Coaching responsibilities
A coach delivering heel-hook content has specific responsibilities:
- Observed sparring, always. Heel-hook positional sparring is observed by the coach, not run in the general live-rolling pool. This is the only way to catch rip-finishes in real time.
- Partner selection matters. Pair students with each other based on demonstrated control. A student whose control is marginal does not heel-hook spar with a student who has a pre-existing knee issue or a history of late-tapping.
- Stop and teach. When a student applies a heel hook with marginal control, the round stops. Not after. Now. Correct and re-drill.

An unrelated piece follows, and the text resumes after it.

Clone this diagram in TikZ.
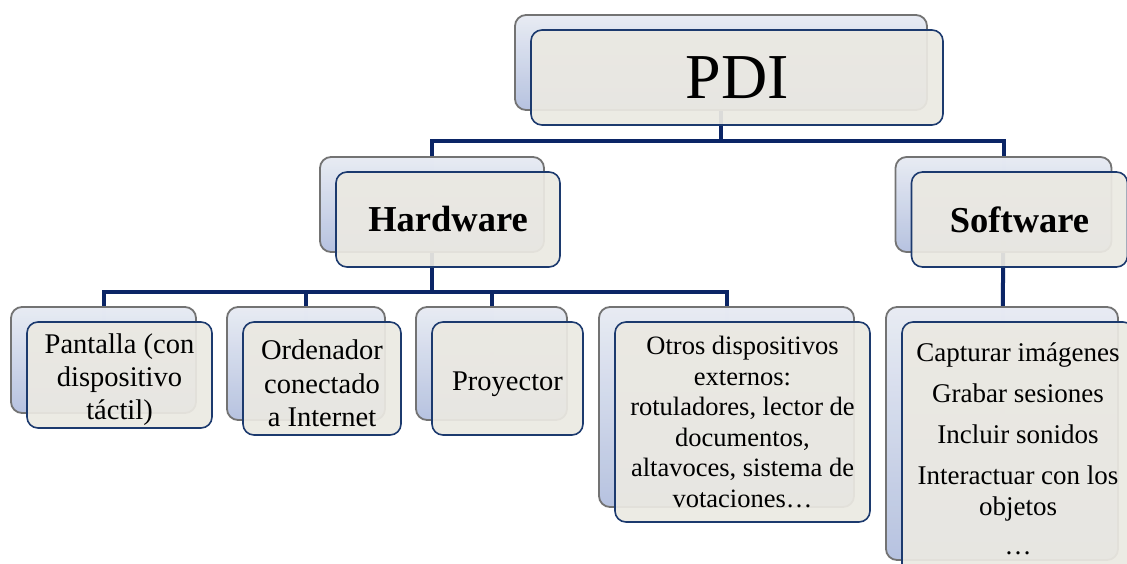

- Culture enforcement. If the room culture drifts toward “ripping is fine” — either through jokes, competitive posturing, or silence — the coach addresses it immediately. The drift is the warning sign.
Drilling progression
- Outside heel hook — cooperative. From 50/50, attacker captures heel, applies slow rotation. Defender taps on command (before rotation). 20 reps each side.
- Outside heel hook — defence. Defender drills the primary escapes — hide the foot, clear the position, exit to safer ground. Attacker attempts to maintain, does not finish.
- Outside heel hook — positional sparring. 50/50 start. Outside heel hook only. 90-second rounds. Coach observes.
- Inside heel hook — cooperative. From cross-ashi, attacker captures heel, applies very slow rotation. Defender taps on command. 20 reps each side.
- Inside heel hook — defence. Knee-line defence, hip-heavy exits. No attacking from the defender.
- Inside heel hook — positional sparring. Only after outside heel hook sparring has been observed and cleared by the coach. Strict controls apply.
Common failures and how they hurt people
- Ripping to finish. Explosive motion to break defensive grip. Produces ligament tears. Stop ripping.
- Finishing from a broken position. Applying the hook when the ashi-garami has slipped. Control is gone; the submission is an injury event. Reset position first.
- Waiting for pain to tap. Pain is not a reliable cue for heel hook damage. Tap to the position.
- Competing in the gym. Treating heel-hook sparring as a competitive exchange. The goal of gym sparring is to preserve both partners for tomorrow’s training. Competitive intensity belongs in competition.
- Normalising near-misses. “That felt weird but we’re fine” is a warning, not an exoneration. Near-misses indicate the protocol is slipping.
Heel hooks are a developing-level tool that a well-prepared grappler should have. But the preparation is the point. A school that teaches heel hooks without the gates produces injured students. A school that enforces the gates produces capable grapplers who train together for decades. Choose carefully which kind of school you are.